On May 1, 2017, the Operating Partnership secured an amendment to the Amended Credit Agreement that provides for certain modifications to the terms of the Amended Credit Agreement.  See Note 16, “Subsequent Event.”

The Partnership and certain subsidiaries of the Operating Partnership act as guarantors with respect to the obligations of the Operating Partnership under the Amended Credit Agreement pursuant to the terms and conditions set forth therein.  The obligations under the Amended Credit Agreement are secured by liens on substantially all of the personal property of the Partnership, the Operating Partnership and their subsidiaries, as well as mortgages on certain real property.

Borrowings under the Revolving Credit Facility bear interest at prevailing interest rates based upon, at the Operating Partnership’s option, LIBOR plus the applicable margin, or the base rate, defined as the higher of the Federal Funds Rate plus ½ of 1%, the administrative agent bank’s prime rate, or LIBOR plus 1%, plus in each case the applicable margin.  The applicable margin is dependent upon the Partnership’s ratio of total debt to EBITDA on a consolidated basis, as defined in the Amended Credit Agreement.  As of March 25, 2017, the interest rate for the Revolving Credit Facility was approximately 3.5%.  The interest rate and the applicable margin will be reset following the end of each calendar quarter.
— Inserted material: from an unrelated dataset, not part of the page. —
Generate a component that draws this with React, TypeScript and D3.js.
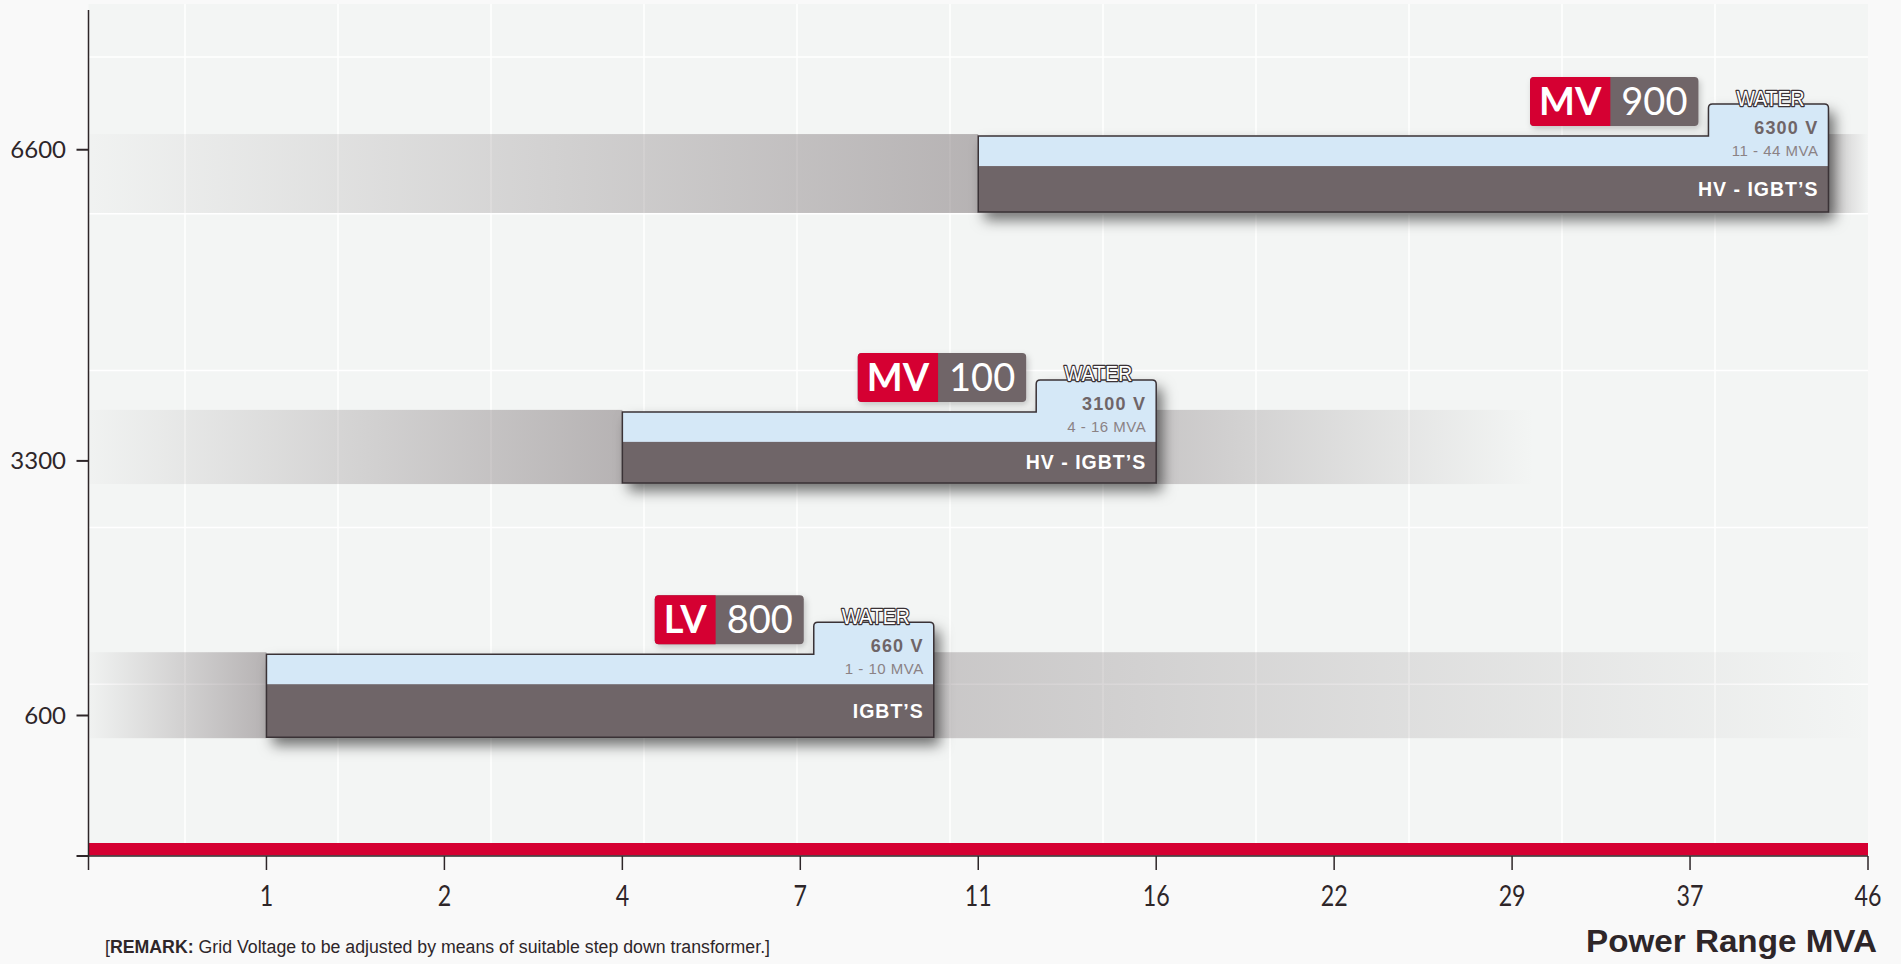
import { useEffect, useRef } from "react";
import * as d3 from "d3";

// x axis: power range ticks (MVA), evenly spaced on the axis
const mvaTicks = [0, 1, 2, 4, 7, 11, 16, 22, 29, 37, 46];
// y axis: grid voltage ticks
const voltTicks = [600, 3300, 6600];

// one entry per drive family
const families = ["LV", "MV", "MV"];
const models = ["800", "100", "900"];
const voltages = ["660 V", "3100 V", "6300 V"];
const mvaFrom = [1, 4, 11];
const mvaTo = [10, 16, 44];
const bandTo = [46, 30, 46];
const voltLow = [370, 3065, 5940];
const voltHigh = [1250, 3820, 6745];
const cooling = ["WATER", "WATER", "WATER"];
const semis = ["IGBT\u2019S", "HV - IGBT\u2019S", "HV - IGBT\u2019S"];

const W = 1901;
const H = 964;

const SANS = "'Liberation Sans', Arial, sans-serif";
const LATO = "Lato, 'Open Sans', sans-serif";

const RED = "#d50032";
const GREY = "#6f6568";
const BLUE = "#d5e8f7";
const INK = "#2e2629";

export default function App() {
  const svgRef = useRef<SVGSVGElement>(null);

  useEffect(() => {
    if (!svgRef.current) return;
    const svg = d3.select(svgRef.current);
    svg.selectAll("*").remove();

    const left = 88.5;
    const right = 1868;
    const top = 4;
    const bottom = 856;

    const step = (right - left) / (mvaTicks.length - 1);
    const x = d3
      .scaleLinear()
      .domain(mvaTicks)
      .range(mvaTicks.map((_, i) => left + i * step));

    const y = d3.scaleLinear().domain([-890, 8135]).range([bottom, 5]);

    const defs = svg.append("defs");

    const gl = defs.append("linearGradient").attr("id", "bandL").attr("x1", 0).attr("x2", 1).attr("y1", 0).attr("y2", 0);
    gl.append("stop").attr("offset", 0).attr("stop-color", GREY).attr("stop-opacity", 0.02);
    gl.append("stop").attr("offset", 1).attr("stop-color", GREY).attr("stop-opacity", 0.46);

    const gr = defs.append("linearGradient").attr("id", "bandR").attr("x1", 0).attr("x2", 1).attr("y1", 0).attr("y2", 0);
    gr.append("stop").attr("offset", 0).attr("stop-color", GREY).attr("stop-opacity", 0.32);
    gr.append("stop").attr("offset", 1).attr("stop-color", GREY).attr("stop-opacity", 0.0);

    const f = defs
      .append("filter")
      .attr("id", "shadow")
      .attr("x", "-10%")
      .attr("y", "-40%")
      .attr("width", "130%")
      .attr("height", "200%");
    f.append("feDropShadow")
      .attr("dx", 6)
      .attr("dy", 8)
      .attr("stdDeviation", 7)
      .attr("flood-color", "#000")
      .attr("flood-opacity", 0.55);

    const fs = defs
      .append("filter")
      .attr("id", "shadowSmall")
      .attr("x", "-20%")
      .attr("y", "-30%")
      .attr("width", "150%")
      .attr("height", "180%");
    fs.append("feDropShadow")
      .attr("dx", 2)
      .attr("dy", 3)
      .attr("stdDeviation", 3)
      .attr("flood-color", "#000")
      .attr("flood-opacity", 0.2);

    // page + plot background
    svg.append("rect").attr("width", W).attr("height", H).attr("fill", "#f9f9f9");
    svg
      .append("rect")
      .attr("x", left)
      .attr("y", top)
      .attr("width", right - left)
      .attr("height", 843 - top)
      .attr("fill", "#f3f5f4");

    // white background grid
    const grid = svg.append("g").attr("stroke", "#ffffff").attr("stroke-width", 1.5);
    d3.range(right - 153, left, -153).forEach((gx) => {
      grid.append("line").attr("x1", gx).attr("x2", gx).attr("y1", top).attr("y2", 843);
    });
    d3.range(841 - 156.8, top, -156.8).forEach((gy) => {
      grid.append("line").attr("x1", left).attr("x2", right).attr("y1", gy).attr("y2", gy);
    });

    const rows = d3.range(families.length);

    // grey range bands behind the bars
    rows.forEach((i) => {
      const t = y(voltHigh[i]) - 2;
      const h = y(voltLow[i]) - t + 1;
      svg
        .append("rect")
        .attr("x", left)
        .attr("y", t)
        .attr("width", x(mvaFrom[i]) - left)
        .attr("height", h)
        .attr("fill", "url(#bandL)");
      svg
        .append("rect")
        .attr("x", x(mvaTo[i]))
        .attr("y", t)
        .attr("width", x(bandTo[i]) - x(mvaTo[i]))
        .attr("height", h)
        .attr("fill", "url(#bandR)");
    });

    // red base strip
    svg
      .append("rect")
      .attr("x", left)
      .attr("y", 843)
      .attr("width", right - left)
      .attr("height", 12.5)
      .attr("fill", RED);

    // axes
    const axes = svg.append("g").attr("stroke", INK).attr("fill", "none");
    axes.append("line").attr("x1", left).attr("x2", left).attr("y1", 10).attr("y2", bottom).attr("stroke-width", 1.5);
    axes.append("line").attr("x1", left).attr("x2", right).attr("y1", bottom).attr("y2", bottom).attr("stroke-width", 1.5);
    axes.append("line").attr("x1", left - 12).attr("x2", left).attr("y1", bottom).attr("y2", bottom).attr("stroke-width", 2);
    voltTicks.forEach((v) => {
      axes.append("line").attr("x1", left - 12).attr("x2", left).attr("y1", y(v)).attr("y2", y(v)).attr("stroke-width", 2);
      svg
        .append("text")
        .attr("x", 66)
        .attr("y", y(v) + 8.5)
        .attr("text-anchor", "end")
        .style("font-family", LATO)
        .style("font-size", "24px")
        .style("fill", INK)
        .text(v);
    });
    mvaTicks.forEach((m) => {
      axes.append("line").attr("x1", x(m)).attr("x2", x(m)).attr("y1", bottom).attr("y2", 870).attr("stroke-width", 1.5);
      if (m === 0) return;
      svg
        .append("text")
        .attr("transform", `translate(${x(m)},906) scale(0.8,1)`)
        .attr("text-anchor", "middle")
        .style("font-family", LATO)
        .style("font-size", "29px")
        .style("fill", INK)
        .text(m);
    });

    // bars
    rows.forEach((i) => {
      const x0 = x(mvaFrom[i]);
      const x1 = x(mvaTo[i]);
      const bt = y(voltHigh[i]);
      const bb = y(voltLow[i]);
      const div = bt + 30;
      const sx = x1 - 120;
      const st = bt - 32;
      const r = 4;
      const shape = `M${x0},${bt}H${sx}V${st + r}Q${sx},${st} ${sx + r},${st}H${x1 - r}Q${x1},${st} ${x1},${st + r}V${bb}H${x0}Z`;

      const g = svg.append("g");
      g.append("path").attr("d", shape).attr("fill", BLUE).attr("filter", "url(#shadow)");
      g.append("rect")
        .attr("x", x0)
        .attr("y", div)
        .attr("width", x1 - x0)
        .attr("height", bb - div)
        .attr("fill", GREY);
      g.append("path").attr("d", shape).attr("fill", "none").attr("stroke", "#3a3236").attr("stroke-width", 1.5);

      g.append("text")
        .attr("x", sx + 62)
        .attr("y", st + 1.5)
        .attr("text-anchor", "middle")
        .attr("textLength", 68)
        .attr("lengthAdjust", "spacingAndGlyphs")
        .style("font-family", SANS)
        .style("font-size", "22px")
        .style("fill", "#ffffff")
        .style("stroke", "#3a3236")
        .style("stroke-width", "2.6px")
        .style("paint-order", "stroke")
        .style("stroke-linejoin", "round")
        .text(cooling[i]);

      g.append("text")
        .attr("x", x1 - 10)
        .attr("y", st + 30)
        .attr("text-anchor", "end")
        .style("font-family", SANS)
        .style("font-weight", "700")
        .style("font-size", "18px")
        .style("letter-spacing", "1.2px")
        .style("fill", GREY)
        .text(voltages[i]);

      g.append("text")
        .attr("x", x1 - 10)
        .attr("y", bt + 20)
        .attr("text-anchor", "end")
        .style("font-family", SANS)
        .style("font-size", "15px")
        .style("letter-spacing", "0.5px")
        .style("fill", "#8b8285")
        .text(`${mvaFrom[i]} - ${mvaTo[i]} MVA`);

      g.append("text")
        .attr("x", x1 - 10)
        .attr("y", (div + bb) / 2 + 7)
        .attr("text-anchor", "end")
        .style("font-family", SANS)
        .style("font-weight", "700")
        .style("font-size", "19.5px")
        .style("letter-spacing", "1px")
        .style("fill", "#ffffff")
        .text(semis[i]);

      // family / model badge
      const boxB = bt - 10;
      const boxT = boxB - 49;
      const boxR = sx - 10;
      const badge = svg.append("g");
      const famT = badge
        .append("text")
        .style("font-family", LATO)
        .style("font-weight", "700")
        .style("font-size", "38px")
        .style("fill", "#ffffff")
        .text(families[i]);
      const modT = badge
        .append("text")
        .style("font-family", LATO)
        .style("font-weight", "400")
        .style("font-size", "38px")
        .style("fill", "#ffffff")
        .text(models[i]);
      const fw = (famT.node() as SVGTextElement).getComputedTextLength();
      const mw = (modT.node() as SVGTextElement).getComputedTextLength();
      const redW = fw + 18;
      const greyW = mw + 22;
      const bx = boxR - redW - greyW;
      const mid = bx + redW;
      badge
        .insert("rect", "text")
        .attr("x", bx)
        .attr("y", boxT)
        .attr("width", redW + greyW)
        .attr("height", 49)
        .attr("rx", 4)
        .attr("fill", GREY)
        .attr("filter", "url(#shadowSmall)");
      badge
        .insert("path", "text")
        .attr("d", `M${bx + r},${boxT}H${mid}V${boxT + 49}H${bx + r}Q${bx},${boxT + 49} ${bx},${boxT + 49 - r}V${boxT + r}Q${bx},${boxT} ${bx + r},${boxT}Z`)
        .attr("fill", RED);
      famT.attr("x", bx + redW / 2).attr("y", boxT + 38).attr("text-anchor", "middle");
      modT.attr("x", mid + greyW / 2).attr("y", boxT + 38).attr("text-anchor", "middle");
    });

    // captions
    svg
      .append("text")
      .attr("x", 1877)
      .attr("y", 952)
      .attr("text-anchor", "end")
      .attr("textLength", 291)
      .attr("lengthAdjust", "spacingAndGlyphs")
      .style("font-family", SANS)
      .style("font-weight", "700")
      .style("font-size", "31px")
      .style("fill", INK)
      .text("Power Range MVA");

    const remark = svg
      .append("text")
      .attr("x", 105)
      .attr("y", 953)
      .attr("textLength", 665)
      .attr("lengthAdjust", "spacingAndGlyphs")
      .style("font-family", SANS)
      .style("font-size", "18px")
      .style("fill", INK);
    remark.append("tspan").text("[");
    remark.append("tspan").style("font-weight", "700").text("REMARK:");
    remark.append("tspan").text(" Grid Voltage to be adjusted by means of suitable step down transformer.]");
  }, []);

  return (
    <svg
      ref={svgRef}
      width={W}
      height={H}
      style={{ position: "absolute", left: 0, top: 0, display: "block" }}
    />
  );
}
In connection with the previous credit agreement, the Operating Partnership entered into an interest rate swap agreement with a notional amount of $100,000, an effective date of June 25, 2013 and a termination date of January 5, 2017.  Under this interest rate swap agreement, the Operating Partnership paid a fixed interest rate of 1.63% to the issuing lender on the notional principal amount outstanding, and the issuing lender paid the Operating Partnership a floating rate, namely LIBOR, on the same notional principal amount.  The interest rate swap was designated as a cash flow hedge.  The Partnership did not enter into a new interest rate swap agreement upon termination.

As of March 25, 2017, the Partnership had standby letters of credit issued under the Revolving Credit Facility of $43,256 which expire periodically through April 3, 2018.
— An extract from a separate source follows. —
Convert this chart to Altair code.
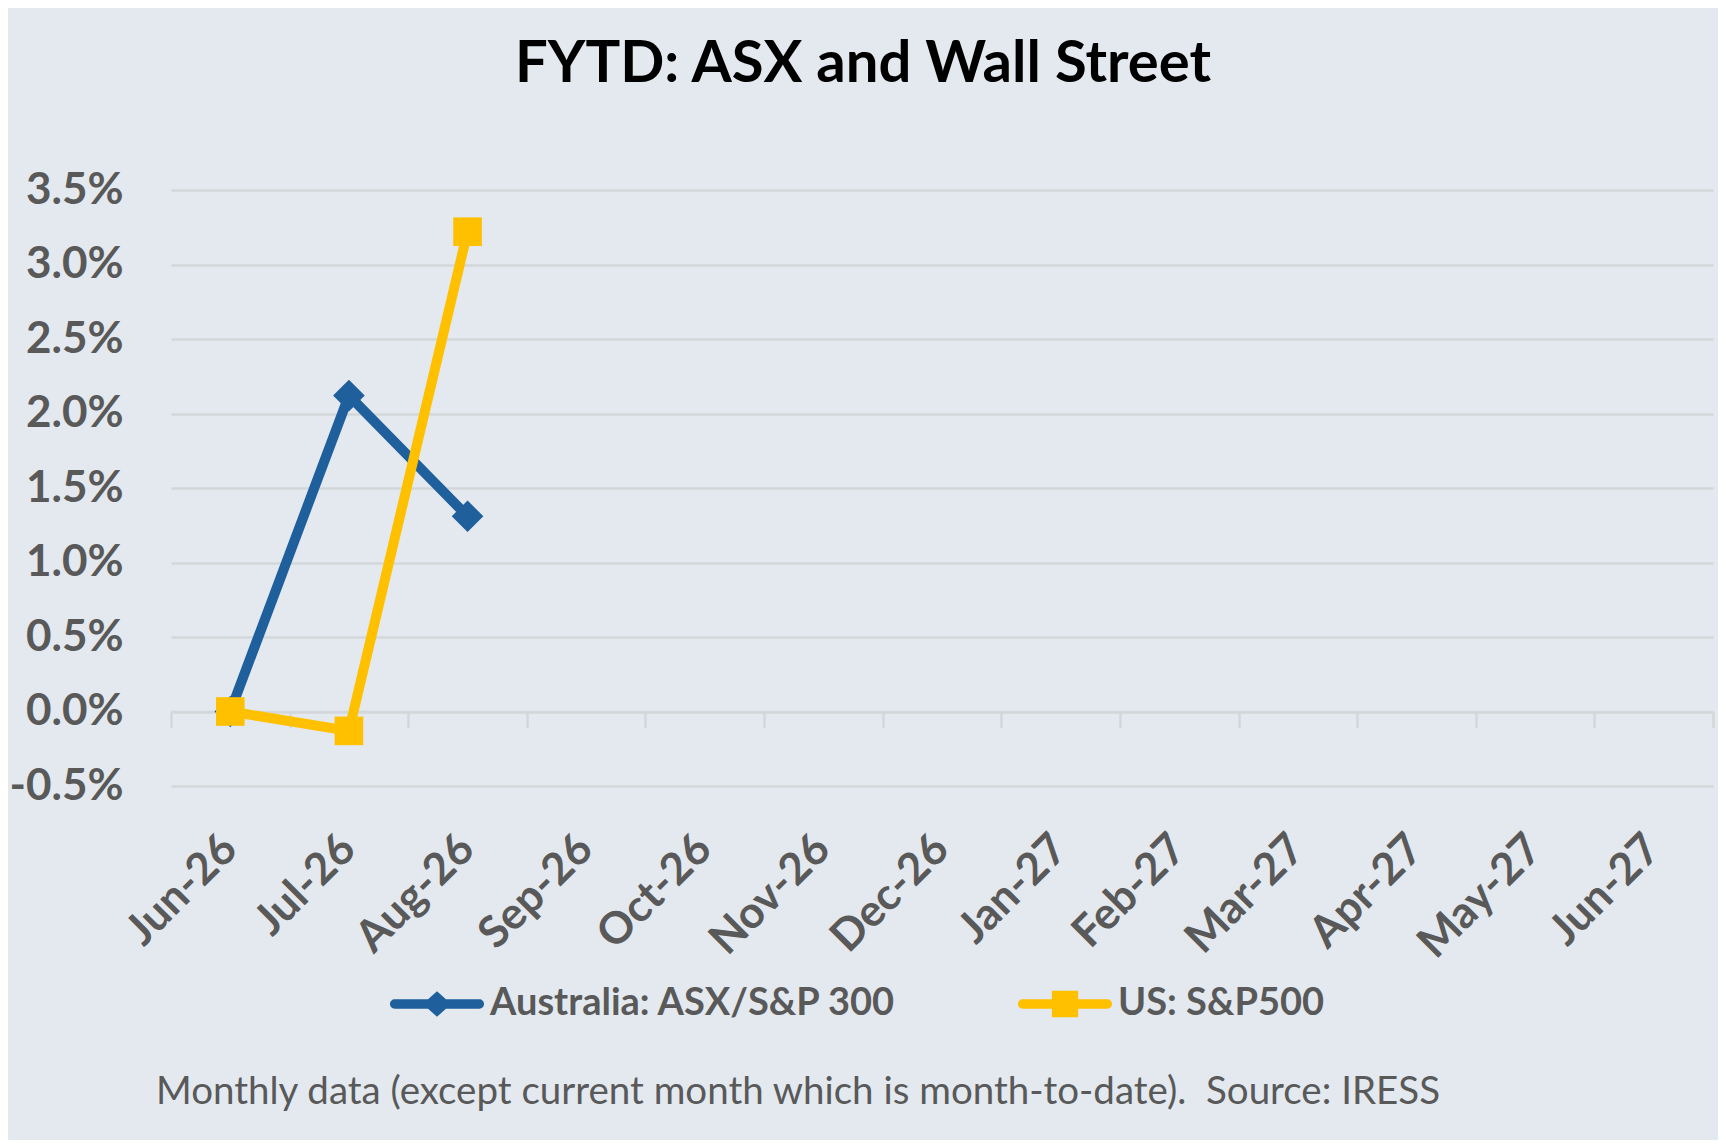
import altair as alt
import pandas as pd

# ---------------- data ----------------
months = ["Jun-26", "Jul-26", "Aug-26", "Sep-26", "Oct-26", "Nov-26", "Dec-26",
          "Jan-27", "Feb-27", "Mar-27", "Apr-27", "May-27", "Jun-27"]
asx_label = "Australia: ASX/S&P 300"
sp_label = "US: S&P500"
asx_months = ["Jun-26", "Jul-26", "Aug-26"]
asx_values = [0.0, 2.12, 1.31]          # percent
sp_months = ["Jun-26", "Jul-26", "Aug-26"]
sp_values = [0.0, -0.13, 3.22]          # percent
y_ticks = [-0.5, 0.0, 0.5, 1.0, 1.5, 2.0, 2.5, 3.0, 3.5]   # percent
title_text = "FYTD: ASX and Wall Street"
footnote_text = "Monthly data (except current month which is month-to-date).  Source: IRESS"

rows = []
for m, v in zip(asx_months, asx_values):
    rows.append({"month": m, "value": v / 100, "series": asx_label})
for m, v in zip(sp_months, sp_values):
    rows.append({"month": m, "value": v / 100, "series": sp_label})
df = pd.DataFrame(rows)
note_df = pd.DataFrame({"t": [footnote_text.replace("  ", "\u00a0 ")]})

# ---------------- style ----------------
W, H = 1542, 596
PAD = {"left": 163, "top": 182, "right": 5, "bottom": 354}
BG = "#E3E9EF"
GRID = "#D4D7DA"
LABEL = "#595959"
BLUE = "#1F5F9B"
GOLD = "#FFC000"
FONT = "Lato"

y_min, y_max = y_ticks[0] / 100, y_ticks[-1] / 100
zero_offset = -H * (0 - y_min) / (y_max - y_min)

x_scale = alt.Scale(type="band", domain=months, paddingInner=0, paddingOuter=0)
y_scale = alt.Scale(domain=[y_min, y_max], nice=False, zero=False)
col_scale = alt.Scale(domain=[asx_label, sp_label], range=[BLUE, GOLD])

DIAMOND = ("M-0.9,-0.1 L-0.19,-0.1 L0,-0.27 L0.19,-0.1 L0.9,-0.1 "
           "A0.1,0.1 0 0 1 0.9,0.1 L0.19,0.1 L0,0.27 L-0.19,0.1 L-0.9,0.1 "
           "A0.1,0.1 0 0 1 -0.9,-0.1 Z")
SQUARE = ("M-0.9,-0.1 L-0.28,-0.1 L-0.28,-0.28 L0.28,-0.28 L0.28,-0.1 L0.9,-0.1 "
          "A0.1,0.1 0 0 1 0.9,0.1 L0.28,0.1 L0.28,0.28 L-0.28,0.28 L-0.28,0.1 L-0.9,0.1 "
          "A0.1,0.1 0 0 1 -0.9,-0.1 Z")
sym_expr = f"datum.value === '{asx_label}' ? '{DIAMOND}' : '{SQUARE}'"

legend = alt.Legend(orient="none", legendX=219, legendY=767,
                    direction="horizontal", title=None,
                    symbolType={"expr": sym_expr},
                    symbolSize=94 * 94, symbolStrokeWidth=0, symbolOpacity=1,
                    labelFont=FONT, labelFontSize=38, labelFontWeight="bold",
                    labelColor=LABEL, labelOffset=6, columnPadding=120, labelLimit=0)

tick_axis = alt.Axis(orient="bottom", offset=zero_offset, labels=False,
                     domain=True, domainColor=GRID, domainWidth=2.5,
                     ticks=True, tickColor=GRID, tickWidth=2.5, tickSize=16,
                     tickBand="extent", grid=False, title=None)
label_axis = alt.Axis(orient="bottom", domain=False, ticks=False, grid=False,
                      labelAngle=-45, labelAlign="right", labelBaseline="middle",
                      labelPadding=56, labelFont=FONT, labelFontSize=44,
                      labelFontWeight="bold", labelColor=LABEL, title=None)
y_axis = alt.Axis(values=[t / 100 for t in y_ticks],
                  labelExpr="(datum.value < 0 ? '-' : '') + format(abs(datum.value), '.1%')",
                  domain=False, ticks=False, grid=True,
                  gridColor=GRID, gridWidth=2.5,
                  labelFont=FONT, labelFontSize=44, labelFontWeight="bold",
                  labelColor=LABEL, labelPadding=48, title=None)

base = alt.Chart(df)


def line_layer(label, color, axis=None):
    return base.transform_filter(alt.datum.series == label).mark_line(
        strokeWidth=10, strokeJoin="round", color=color
    ).encode(
        x=alt.X("month:N", scale=x_scale, title=None, axis=axis),
        y=alt.Y("value:Q", scale=y_scale, title=None, axis=y_axis),
    )


def point_layer(label, shape, size, axis=None):
    return base.transform_filter(alt.datum.series == label).mark_point(
        filled=True, opacity=1, size=size, shape=shape, strokeWidth=0
    ).encode(
        x=alt.X("month:N", scale=x_scale, title=None, axis=axis),
        y=alt.Y("value:Q", scale=y_scale, title=None, axis=y_axis),
        fill=alt.Fill("series:N", scale=col_scale, legend=legend),
    )


asx_line = line_layer(asx_label, BLUE, axis=tick_axis)
asx_pts = point_layer(asx_label, "diamond", 1000, axis=label_axis)
sp_line = line_layer(sp_label, GOLD)
sp_pts = point_layer(sp_label, "square", 820)

note = alt.Chart(note_df).mark_text(
    align="left", baseline="middle", font=FONT, fontSize=38.5, color=LABEL
).encode(text="t:N", x=alt.value(-15), y=alt.value(902))

chart = alt.layer(asx_line, asx_pts, sp_line, sp_pts, note).resolve_axis(
    x="independent"
).properties(
    width=W, height=H,
    padding=PAD,
    autosize=alt.AutoSizeParams(type="none"),
    title=alt.TitleParams(title_text, font=FONT, fontSize=58, fontWeight="bold",
                          color="black", anchor="middle", baseline="alphabetic",
                          offset=28, dx=-79),
).configure(background=BG).configure_view(stroke=None)

chart.save("out.html", embed_options={"renderer": "svg", "actions": False})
The Amended Credit Agreement and the Senior Notes both contain various restrictive and affirmative covenants applicable to the Operating Partnership, its subsidiaries and the Partnership, respectively, including (i) restrictions on the incurrence of additional indebtedness, and (ii) restrictions on certain liens, investments, guarantees, loans, advances, payments, mergers, consolidations, distributions, sales of assets and other transactions.  Under the Amended Credit Agreement and the indentures governing the Senior Notes, the Operating Partnership and the Partnership are generally permitted to make cash distributions equal to available cash, as defined, as of the end of the immediately preceding quarter, if no event of default exists or would exist upon making such distributions, and with respect to the indentures governing the Senior Notes, the Partnership’s consolidated fixed charge coverage ratio, as defined, is greater than 1.75 to 1.  The Partnership and the Operating Partnership were in compliance with all covenants and terms of the Senior Notes and the Amended Credit Agreement as of March 25, 2017.

The aggregate amounts of long-term debt maturities subsequent to March 25, 2017 are as follows: fiscal 2017: $-0-; fiscal 2018: $-0-; fiscal 2019: $-0-; fiscal 2020: $-0-; fiscal 2021: $129,845; and thereafter: $1,125,000.